## GOAL
For this exercise, copy out each line of the material below that includes "chart".

====== GIVEN DATA ======

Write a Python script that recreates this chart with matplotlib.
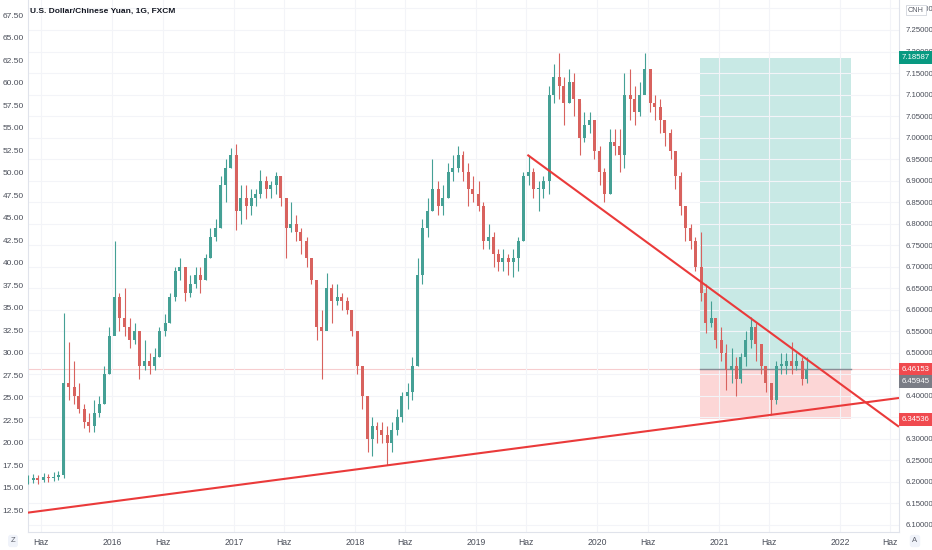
import numpy as np
import pandas as pd
import matplotlib
matplotlib.use('Agg')
import matplotlib.pyplot as plt
import matplotlib.dates as mdates
from matplotlib.transforms import blended_transform_factory
from matplotlib.patches import Rectangle

plt.rcParams['font.family'] = ['Liberation Sans', 'DejaVu Sans']

# ---------------- data (semi-monthly candles) ----------------
start_date = '2015-04-15'
closes = [6.205, 6.210, 6.205, 6.212, 6.208, 6.212, 6.215, 6.430, 6.420, 6.400,
          6.370, 6.340, 6.330, 6.360, 6.380, 6.450, 6.540, 6.630, 6.580, 6.560,
          6.530, 6.550, 6.470, 6.480, 6.470, 6.490, 6.550, 6.570, 6.630, 6.690,
          6.700, 6.640, 6.660, 6.680, 6.670, 6.720, 6.770, 6.790, 6.890, 6.930,
          6.960, 6.830, 6.860, 6.840, 6.860, 6.870, 6.900, 6.880, 6.890, 6.910,
          6.860, 6.790, 6.800, 6.780, 6.760, 6.720, 6.670, 6.560, 6.550, 6.650,
          6.620, 6.630, 6.620, 6.600, 6.550, 6.470, 6.400, 6.300, 6.330, 6.320,
          6.310, 6.290, 6.320, 6.350, 6.400, 6.410, 6.470, 6.680, 6.790, 6.830,
          6.880, 6.840, 6.860, 6.920, 6.930, 6.960, 6.920, 6.880, 6.870, 6.840,
          6.760, 6.770, 6.730, 6.710, 6.720, 6.710, 6.720, 6.760, 6.910, 6.920,
          6.880, 6.880, 6.900, 7.100, 7.140, 7.120, 7.080, 7.130, 7.090, 7.000,
          7.030, 7.040, 6.970, 6.920, 6.870, 6.990, 6.980, 6.960, 7.100, 7.090,
          7.060, 7.100, 7.160, 7.080, 7.070, 7.040, 7.010, 6.970, 6.910, 6.840,
          6.790, 6.760, 6.700, 6.640, 6.570, 6.580, 6.530, 6.500, 6.460, 6.470,
          6.440, 6.490, 6.530, 6.560, 6.520, 6.470, 6.430, 6.390, 6.470, 6.470,
          6.480, 6.470, 6.480, 6.440, 6.459]
highs = [6.215, 6.218, 6.215, 6.220, 6.218, 6.222, 6.225, 6.593, 6.525, 6.480,
         6.430, 6.380, 6.360, 6.390, 6.400, 6.470, 6.560, 6.760, 6.640, 6.650,
         6.580, 6.570, 6.540, 6.530, 6.500, 6.510, 6.560, 6.590, 6.640, 6.700,
         6.720, 6.700, 6.680, 6.700, 6.700, 6.730, 6.790, 6.810, 6.910, 6.950,
         6.975, 6.985, 6.890, 6.890, 6.880, 6.880, 6.925, 6.910, 6.900, 6.920,
         6.910, 6.860, 6.850, 6.820, 6.790, 6.770, 6.720, 6.660, 6.600, 6.685,
         6.660, 6.660, 6.640, 6.630, 6.600, 6.550, 6.470, 6.400, 6.350, 6.340,
         6.340, 6.330, 6.340, 6.370, 6.410, 6.430, 6.490, 6.720, 6.810, 6.860,
         6.950, 6.900, 6.890, 6.940, 6.960, 6.980, 6.970, 6.940, 6.910, 6.900,
         6.850, 6.800, 6.780, 6.740, 6.740, 6.730, 6.740, 6.770, 6.920, 6.960,
         6.930, 6.900, 6.910, 7.120, 7.170, 7.197, 7.140, 7.160, 7.150, 7.080,
         7.060, 7.060, 7.040, 6.980, 6.930, 7.020, 7.020, 7.020, 7.150, 7.160,
         7.120, 7.130, 7.197, 7.150, 7.100, 7.090, 7.040, 7.020, 6.970, 6.920,
         6.840, 6.800, 6.770, 6.780, 6.660, 6.620, 6.570, 6.560, 6.520, 6.510,
         6.490, 6.500, 6.550, 6.583, 6.570, 6.520, 6.470, 6.420, 6.480, 6.500,
         6.500, 6.525, 6.500, 6.490, 6.490]
lows = [6.195, 6.198, 6.195, 6.200, 6.200, 6.203, 6.205, 6.210, 6.390, 6.380,
        6.360, 6.325, 6.315, 6.315, 6.350, 6.380, 6.450, 6.550, 6.550, 6.540,
        6.510, 6.520, 6.440, 6.460, 6.450, 6.460, 6.490, 6.540, 6.570, 6.620,
        6.670, 6.620, 6.630, 6.650, 6.640, 6.670, 6.720, 6.760, 6.790, 6.850,
        6.930, 6.785, 6.800, 6.810, 6.820, 6.840, 6.860, 6.860, 6.860, 6.870,
        6.840, 6.720, 6.780, 6.760, 6.730, 6.700, 6.660, 6.530, 6.440, 6.570,
        6.570, 6.610, 6.600, 6.590, 6.540, 6.450, 6.370, 6.270, 6.260, 6.290,
        6.290, 6.240, 6.270, 6.310, 6.340, 6.370, 6.390, 6.470, 6.660, 6.770,
        6.830, 6.820, 6.820, 6.860, 6.900, 6.920, 6.900, 6.840, 6.850, 6.830,
        6.740, 6.740, 6.700, 6.690, 6.690, 6.680, 6.675, 6.690, 6.760, 6.890,
        6.860, 6.830, 6.860, 6.870, 7.080, 7.090, 7.030, 7.080, 7.050, 6.960,
        6.990, 7.010, 6.950, 6.890, 6.850, 6.870, 6.960, 6.920, 6.930, 7.040,
        7.030, 7.050, 7.110, 7.060, 7.040, 7.010, 6.980, 6.950, 6.880, 6.820,
        6.760, 6.740, 6.690, 6.620, 6.545, 6.560, 6.510, 6.480, 6.414, 6.430,
        6.400, 6.430, 6.470, 6.510, 6.480, 6.450, 6.410, 6.355, 6.380, 6.450,
        6.450, 6.450, 6.460, 6.425, 6.430]
first_open = 6.200

right_ticks = [6.10, 6.15, 6.20, 6.25, 6.30, 6.35, 6.40, 6.45, 6.50, 6.55, 6.60,
               6.65, 6.70, 6.75, 6.80, 6.85, 6.90, 6.95, 7.00, 7.05, 7.10, 7.15,
               7.20, 7.25, 7.30]
left_ticks = [12.5, 15.0, 17.5, 20.0, 22.5, 25.0, 27.5, 30.0, 32.5, 35.0, 37.5,
              40.0, 42.5, 45.0, 47.5, 50.0, 52.5, 55.0, 57.5, 60.0, 62.5, 65.0, 67.5]
time_ticks = ['2015-06-01', '2016-01-01', '2016-06-01', '2017-01-01', '2017-06-01',
              '2018-01-01', '2018-06-01', '2019-01-01', '2019-06-01', '2020-01-01',
              '2020-06-01', '2021-01-01', '2021-06-01', '2022-01-01', '2022-06-01']
time_labels = ['Haz', '2016', 'Haz', '2017', 'Haz', '2018', 'Haz', '2019', 'Haz',
               '2020', 'Haz', '2021', 'Haz', '2022', 'Haz']

# trend lines (date, price)
desc_line = [('2019-06-04', 6.960), ('2022-06-27', 6.328)]
asc_line = [('2015-04-16', 6.128), ('2022-06-27', 6.395)]

# long position tool
pos_start, pos_end = '2020-11-05', '2022-02-03'
target_price = 7.18587
entry_price = 6.46153
stop_price = 6.34536
last_price = 6.45945

# ---------------- figure ----------------
W, H = 932, 550
fig = plt.figure(figsize=(W / 100, H / 100), dpi=100)
ax = fig.add_axes([28 / W, 18 / H, 871 / W, 532 / H])
axl = ax.twinx()  # left scale (created first; twinx resets the host's tick side)
axl.set_zorder(0)
ax.set_zorder(1)
ax.patch.set_visible(False)

dates = pd.date_range(start_date, periods=len(closes), freq='SMS') + pd.Timedelta(days=7)
x = mdates.date2num(dates.to_pydatetime())
opens = [first_open] + closes[:-1]

up_c, dn_c = '#45a095', '#d8625e'
body_w = 9.0
for xi, o, h, l, c in zip(x, opens, highs, lows, closes):
    col = up_c if c >= o else dn_c
    ax.vlines(xi, l, h, color=col, lw=0.8, zorder=3)
    b0, b1 = min(o, c), max(o, c)
    if b1 - b0 < 0.004:
        b1 = b0 + 0.004
    ax.add_patch(Rectangle((xi - body_w / 2, b0), body_w, b1 - b0, facecolor=col,
                           edgecolor='none', zorder=3))

# position tool
xs = mdates.date2num(pd.Timestamp(pos_start))
xe = mdates.date2num(pd.Timestamp(pos_end))
ax.add_patch(Rectangle((xs, entry_price), xe - xs, target_price - entry_price,
                       facecolor='#c8e9e5', edgecolor='none', zorder=1))
ax.add_patch(Rectangle((xs, stop_price), xe - xs, entry_price - stop_price,
                       facecolor='#fcd6d6', edgecolor='none', zorder=1))
ax.plot([xs, xe], [entry_price, entry_price], color='#8a8d96', lw=1.0, zorder=2)

# last price line
ax.axhline(entry_price, color='#f5b8bb', lw=0.8, alpha=0.7, zorder=1.5)

# trend lines
for line in (desc_line, asc_line):
    lx = [mdates.date2num(pd.Timestamp(d)) for d, _ in line]
    ly = [p for _, p in line]
    ax.plot(lx, ly, color='#ea3a3a', lw=1.5, zorder=4, solid_capstyle='butt')

# limits
ax.set_xlim(mdates.date2num(pd.Timestamp('2015-04-22')), mdates.date2num(pd.Timestamp('2022-06-27')))
ax.set_ylim(6.0836, 7.3197)

lab_col = '#4a4e59'
# right price axis
ax.yaxis.tick_right()
ax.set_yticks(right_ticks)
ax.set_yticklabels(['%.5f' % v for v in right_ticks])
ax.tick_params(axis='y', which='both', left=False, labelleft=False, right=False, labelright=True,
               length=0, pad=5, labelsize=5.6, labelcolor=lab_col)
ax.set_xticks([mdates.date2num(pd.Timestamp(d)) for d in time_ticks])
ax.set_xticklabels(time_labels)
ax.tick_params(axis='x', length=0, pad=4, labelsize=6.2, labelcolor=lab_col)

ax.grid(True, color='#f3f4f8', lw=0.8, zorder=0)
ax.spines['top'].set_visible(False)
for s in ['left', 'right', 'bottom']:
    ax.spines[s].set_color('#e0e3eb')
    ax.spines[s].set_linewidth(0.8)

# left axis
axl.set_ylim(10.0556, 69.1667)
axl.set_yticks(left_ticks)
axl.set_yticklabels(['%.2f' % v for v in left_ticks])
axl.tick_params(axis='y', which='both', left=False, labelleft=True, right=False, labelright=False,
                length=0, pad=3, labelsize=6.0, labelcolor=lab_col)
for s in axl.spines.values():
    s.set_visible(False)

# title
ax.text(2 / 871, 1 - 11 / 532, 'U.S. Dollar/Chinese Yuan, 1G, FXCM', transform=ax.transAxes,
        ha='left', va='center', fontsize=6.0, color='#131722', fontweight='bold', zorder=6)

# right-axis labels
tr = blended_transform_factory(ax.transAxes, ax.transData)
lx0 = 1 + 3 / 871
def plabel(val, fc, dy=0):
    ax.annotate('%.5f' % val, xy=(lx0, val), xycoords=tr, xytext=(0, dy),
                textcoords='offset points', ha='left', va='center', fontsize=5.6,
                color='white', annotation_clip=False, zorder=10,
                bbox=dict(boxstyle='square,pad=0.35', fc=fc, ec='none'))

plabel(target_price, '#089981')
plabel(entry_price, '#f04a4f')
plabel(last_price, '#7a7d86', dy=-8)
plabel(stop_price, '#f04a4f')

# CNH badge
ax.text(1 + 17 / 871, 1 - 10 / 532, 'CNH', transform=ax.transAxes, ha='center', va='center',
        fontsize=5.2, color='#5d606b', zorder=10,
        bbox=dict(boxstyle='square,pad=0.25', fc='white', ec='#d1d4dc', lw=0.6))

# corner buttons
fig.text(13 / W, 1 - 541 / H, 'Z', ha='center', va='center', fontsize=5.5, color='#5d606b',
         bbox=dict(boxstyle='round,pad=0.35', fc='#f0f3fa', ec='none'))
fig.text(915 / W, 1 - 541 / H, 'A', ha='center', va='center', fontsize=5.5, color='#5d606b',
         bbox=dict(boxstyle='round,pad=0.35', fc='#f0f3fa', ec='none'))

fig.savefig('out.png', dpi=100, facecolor='white')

======

## OUTPUT OF THE EXERCISE
Write a Python script that recreates this chart with matplotlib.

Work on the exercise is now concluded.